_SUPPLIED DATA_:

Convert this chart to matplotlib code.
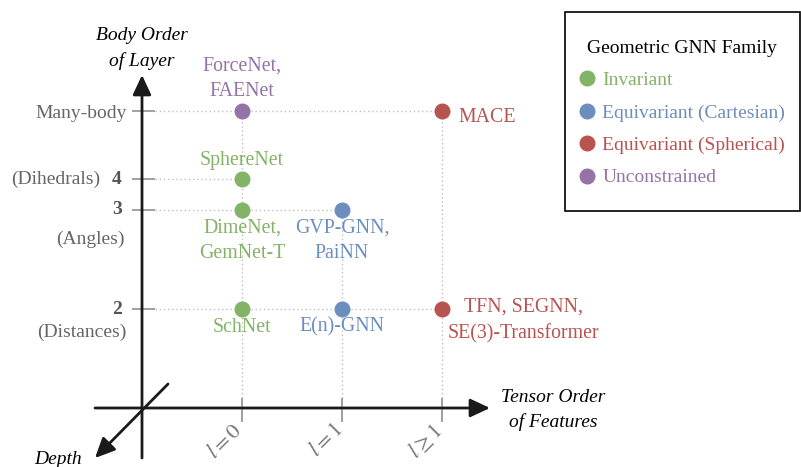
import matplotlib.pyplot as plt
from matplotlib.lines import Line2D
from matplotlib.patches import Rectangle

plt.rcParams['font.family'] = ['Liberation Serif', 'DejaVu Serif']
plt.rcParams['mathtext.fontset'] = 'stix'

# families of geometric GNNs
families = ['Invariant', 'Equivariant (Cartesian)', 'Equivariant (Spherical)', 'Unconstrained']
family_colors = ['#82b366', '#6c8ebf', '#b85450', '#9673a6']

# x axis: tensor order of features
tensor_ticks = [r'$l = 0$', r'$l = 1$', r'$l \geq 1$']
tensor_pos = [1, 2, 3]

# y axis: body order of layer (positions are not evenly spaced in the figure)
body_levels = ['2', '3', '4', 'Many-body']
body_notes = ['(Distances)', '(Angles)', '(Dihedrals)', '']
body_pos = [2, 3, 3.31, 4]

# models
model_names = ['ForceNet,\nFAENet', 'MACE', 'SphereNet', 'DimeNet,\nGemNet-T',
               'GVP-GNN,\nPaiNN', 'SchNet', 'E(n)-GNN', 'TFN, SEGNN,\nSE(3)-Transformer']
model_tensor = [0, 2, 0, 0, 1, 0, 1, 2]
model_body = [3, 3, 2, 1, 1, 0, 0, 0]
model_family = [3, 2, 0, 0, 1, 0, 1, 2]

# label placement (pixels dx, dy down, ha)
label_place = [(0, -32, 'center'), (16, 6, 'left'), (0, -19, 'center'), (0, 31, 'center'),
               (0, 31, 'center'), (0, 18, 'center'), (0, 18, 'center'), (6, 11.5, 'left')]
note_place = [(-15, 23), (-17, 29), (-42, 0), (0, 0)]

P = 0.72  # points per pixel at dpi 100


def px(x):
    return (x - 142) / 100


def py(y):
    return 1 + (408 - y) / 99


fig = plt.figure(figsize=(8.01, 4.67), dpi=100)
ax = fig.add_axes([0, 0, 1, 1])
ax.set_xlim(px(0), px(801))
ax.set_ylim(py(467), py(0))
ax.axis('off')

grid_kw = dict(color='#c0c0c0', lw=1, linestyles=(0, (1, 2)), zorder=1)

# dotted guides from axes to each model
for i, yv in enumerate(body_pos):
    xs = [tensor_pos[model_tensor[k]] for k in range(len(model_names)) if model_body[k] == i]
    ax.hlines(yv, px(155), max(xs), **grid_kw)
    ax.hlines(yv, px(132), px(155), color='#999999', lw=1.3, zorder=2)
for j, xv in enumerate(tensor_pos):
    ys = [body_pos[model_body[k]] for k in range(len(model_names)) if model_tensor[k] == j]
    ax.vlines(xv, py(398), max(ys), **grid_kw)
    ax.vlines(xv, py(422), py(398), color='#999999', lw=1.3, zorder=2)

# axes with arrows
arrow_kw = dict(arrowstyle='-|>,head_length=0.6,head_width=0.28', mutation_scale=20,
                color='#1a1a1a', lw=2, shrinkA=0, shrinkB=0)
ax.annotate('', xy=(0, py(75)), xytext=(0, py(458)), arrowprops=arrow_kw)
ax.annotate('', xy=(px(490), 1), xytext=(px(95), 1), arrowprops=arrow_kw)
ax.annotate('', xy=(px(95), py(458)), xytext=(px(168), py(384)), arrowprops=arrow_kw)

ax.text(0, py(48.5), 'Body Order\nof Layer', ha='center', va='center', fontsize=14,
        style='italic', linespacing=1.6)
ax.text(px(553), py(410), 'Tensor Order\nof Features', ha='center', va='center', fontsize=14,
        style='italic', linespacing=1.5)
ax.text(px(58), py(460), 'Depth', ha='center', va='center', fontsize=14, style='italic')

# y tick labels
for i, yv in enumerate(body_pos):
    if body_levels[i].isdigit():
        ax.annotate(body_levels[i], (0, yv), xytext=(-20 * P, 0), textcoords='offset points',
                    ha='right', va='center', fontsize=14, fontweight='bold', color='#555555')
    else:
        ax.annotate(body_levels[i], (0, yv), xytext=(-15 * P, -2 * P), textcoords='offset points',
                    ha='right', va='center', fontsize=14, color='#666666')
    if body_notes[i]:
        dx, dy = note_place[i]
        ax.annotate(body_notes[i], (0, yv), xytext=(dx * P, -dy * P), textcoords='offset points',
                    ha='right', va='center', fontsize=14, color='#666666')

# x tick labels
for j, xv in enumerate(tensor_pos):
    ax.annotate(tensor_ticks[j], (xv, 1), xytext=(5 * P, -12 * P), textcoords='offset points',
                ha='right', va='top', rotation=45, fontsize=16, color='#777777')

# model points and names
for k, name in enumerate(model_names):
    xv = tensor_pos[model_tensor[k]]
    yv = body_pos[model_body[k]]
    c = family_colors[model_family[k]]
    ax.plot(xv, yv, 'o', ms=10.5, color=c, zorder=3)
    dx, dy, ha = label_place[k]
    ax.annotate(name, (xv, yv), xytext=(dx * P, -dy * P), textcoords='offset points',
                ha=ha, va='center', multialignment='center', fontsize=14.3, color=c,
                linespacing=1.5)

# legend (frame drawn separately to get the reference padding)
handles = [Line2D([], [], ls='none', marker='o', ms=10.5, color=c) for c in family_colors]
leg = ax.legend(handles, families, title='Geometric GNN Family', loc='center left',
                bbox_to_anchor=(579 / 801, 1 - 113 / 467), bbox_transform=fig.transFigure,
                frameon=False, prop={'size': 14}, title_fontsize=14, labelcolor=family_colors,
                handlelength=0.8, handletextpad=0.4, labelspacing=0.76, borderpad=0,
                borderaxespad=0)
fig.patches.append(Rectangle((565 / 801, 1 - 211 / 467), 235 / 801, 199 / 467,
                             transform=fig.transFigure, fill=False, edgecolor='black', lw=1.2))

plt.savefig('out.png', dpi=100)
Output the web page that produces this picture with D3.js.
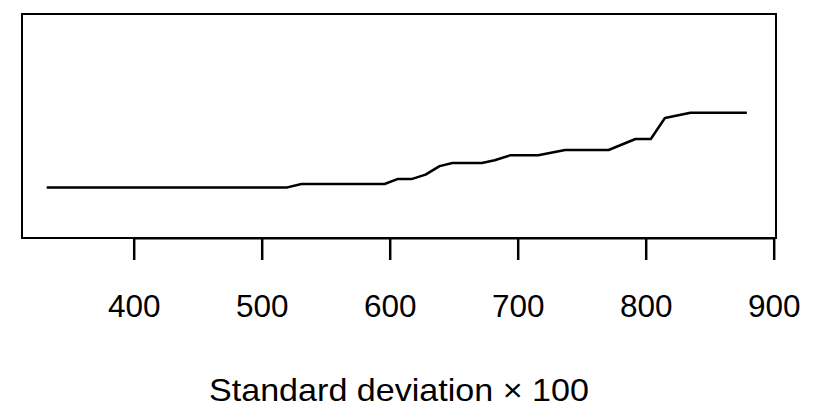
<!DOCTYPE html>
<html lang="en">
<head>
<meta charset="utf-8">
<title>Standard deviation line</title>
<script src="https://d3js.org/d3.v7.min.js"></script>
<style>
  body, html { margin: 0; background: #fff; }
  svg { display: block; font-family: "Liberation Sans", Arial, Helvetica, sans-serif; }
</style>
</head>
<body>
<svg width="814" height="410"></svg>
<script>
// data
var sdValues = [332, 520, 531, 596, 606, 617, 628, 639, 649, 672, 682, 694, 716, 737, 771, 792, 804, 815, 835, 879];
var yValues  = [22.6, 22.6, 24.1, 24.1, 26.3, 26.3, 28.3, 32.1, 33.5, 33.5, 34.7, 36.9, 36.9, 39.3, 39.3, 44.2, 44.2, 53.6, 55.9, 55.9];
var xTicks = [400, 500, 600, 700, 800, 900];
var xTitle = "Standard deviation \u00d7 100";

var svg = d3.select("svg");
var box = {left: 22, right: 776, top: 14, bottom: 238};

var x = d3.scaleLinear().domain([400, 900]).range([133.7, 773.7]);
var y = d3.scaleLinear().domain([0, 100]).range([box.bottom, box.bottom - 224]);

var pts = sdValues.map(function(d, i) { return [d, yValues[i]]; });

var line = d3.line()
  .x(function(d) { return x(d[0]); })
  .y(function(d) { return y(d[1]); });

svg.append("path")
  .datum(pts)
  .attr("d", line)
  .attr("fill", "none")
  .attr("stroke", "#000")
  .attr("stroke-width", 2.5)
  .attr("stroke-linejoin", "round");

// plot box
svg.append("rect")
  .attr("x", box.left)
  .attr("y", box.top)
  .attr("width", box.right - box.left)
  .attr("height", box.bottom - box.top)
  .attr("fill", "none")
  .attr("stroke", "#000")
  .attr("stroke-width", 2);

// x axis
var axis = svg.append("g")
  .attr("transform", "translate(0," + box.bottom + ")")
  .call(d3.axisBottom(x).tickValues(xTicks).tickSize(22).tickSizeOuter(0).tickFormat(d3.format("d")));
axis.select(".domain").attr("stroke-width", 2);
axis.selectAll(".tick line").attr("stroke-width", 2.5);
axis.selectAll(".tick text")
  .attr("y", 79)
  .attr("dy", null)
  .attr("font-size", 31.5)
  .attr("font-family", "Liberation Sans, Arial, sans-serif")
  .attr("fill", "#000");

svg.append("text")
  .attr("x", (box.left + box.right) / 2)
  .attr("y", 400.5)
  .attr("text-anchor", "middle")
  .attr("font-size", 31.5)
  .attr("textLength", 380)
  .attr("lengthAdjust", "spacingAndGlyphs")
  .text(xTitle);
</script>
</body>
</html>
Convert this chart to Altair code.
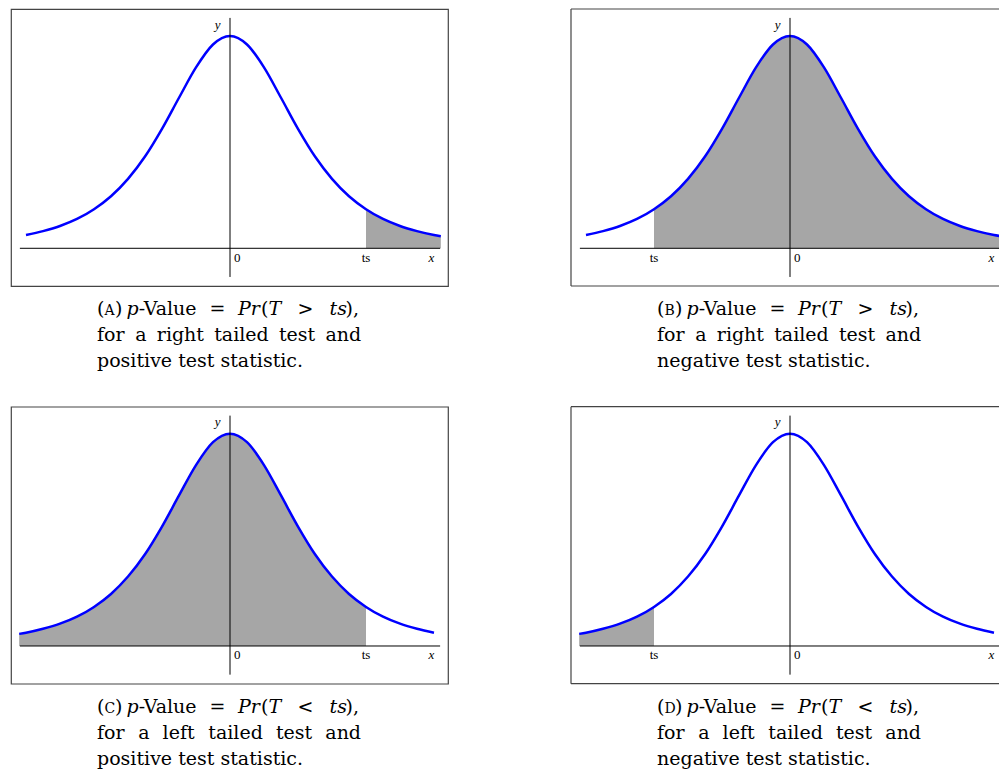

_YOUR INSTRUCTIONS_:
The lines from the start of the data through the line that contains "(1, 2)), zorder=1)" are to be returned exactly, please, with both ends included and every picture left out.

_COMPLETED EXERCISE_:
Convert this chart to matplotlib code.
import matplotlib.pyplot as plt
from matplotlib.lines import Line2D
from matplotlib.patches import Rectangle

plt.rcParams['font.family'] = ['Liberation Serif', 'DejaVu Serif']
plt.rcParams['mathtext.fontset'] = 'stix'

# families of geometric GNNs
families = ['Invariant', 'Equivariant (Cartesian)', 'Equivariant (Spherical)', 'Unconstrained']
family_colors = ['#82b366', '#6c8ebf', '#b85450', '#9673a6']

# x axis: tensor order of features
tensor_ticks = [r'$l = 0$', r'$l = 1$', r'$l \geq 1$']
tensor_pos = [1, 2, 3]

# y axis: body order of layer (positions are not evenly spaced in the figure)
body_levels = ['2', '3', '4', 'Many-body']
body_notes = ['(Distances)', '(Angles)', '(Dihedrals)', '']
body_pos = [2, 3, 3.31, 4]

# models
model_names = ['ForceNet,\nFAENet', 'MACE', 'SphereNet', 'DimeNet,\nGemNet-T',
               'GVP-GNN,\nPaiNN', 'SchNet', 'E(n)-GNN', 'TFN, SEGNN,\nSE(3)-Transformer']
model_tensor = [0, 2, 0, 0, 1, 0, 1, 2]
model_body = [3, 3, 2, 1, 1, 0, 0, 0]
model_family = [3, 2, 0, 0, 1, 0, 1, 2]

# label placement (pixels dx, dy down, ha)
label_place = [(0, -32, 'center'), (16, 6, 'left'), (0, -19, 'center'), (0, 31, 'center'),
               (0, 31, 'center'), (0, 18, 'center'), (0, 18, 'center'), (6, 11.5, 'left')]
note_place = [(-15, 23), (-17, 29), (-42, 0), (0, 0)]

P = 0.72  # points per pixel at dpi 100


def px(x):
    return (x - 142) / 100


def py(y):
    return 1 + (408 - y) / 99


fig = plt.figure(figsize=(8.01, 4.67), dpi=100)
ax = fig.add_axes([0, 0, 1, 1])
ax.set_xlim(px(0), px(801))
ax.set_ylim(py(467), py(0))
ax.axis('off')

grid_kw = dict(color='#c0c0c0', lw=1, linestyles=(0, (1, 2)), zorder=1)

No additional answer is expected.